On the decay side of a bass note after equalization:
The listening room will still resonate too long at room mode frequencies -- 200 milliseconds before room mode frequencies attenuate 30dB is typical. If you use a parametric EQ to cut bass output 6db for a specific room mode the 200 milliseconds of room resonance will be less annoying because it starts at an SPL 6dB lower than w/o equalization (at subwoofer frequencies -6dB is subjectively half as loud = big difference).

Bass traps would not effect the direct bass energy from the bass drivers to your ears unless you placed them between the speakers and your ears. Bass traps would cause the room resonances to decay
by 30dB faster than the typical 200 milliseconds w/o traps.

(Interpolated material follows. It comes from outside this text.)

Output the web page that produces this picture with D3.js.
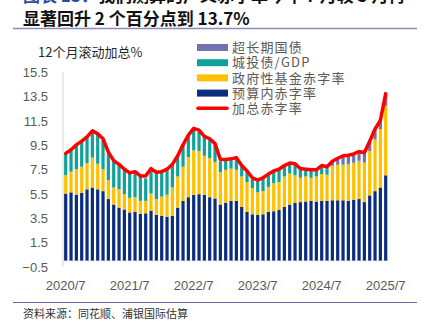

The primary problem with bass traps is they are big, ugly, expensive except DIY, and not very efficient. You need lots of them to thoroughly damp a listening room. Perhaps 2% of a typical home listening room's volume would need to be filled by tube traps, for one example.

 

Thank you Richard. nt, posted on July 11, 2003 at 08:18:01
nt

 

Positioning the subwoofer, posted on August 8, 2003 at 06:31:24
atico
Audiophile

Posts: 2
Joined: August 8, 2003
I am new at home thater. Would anyone assist me in explaining whether it is possible to position the subwoofer with built-in amplifier on a piece of furniture such as a buffet. Thank you so much in anticipation.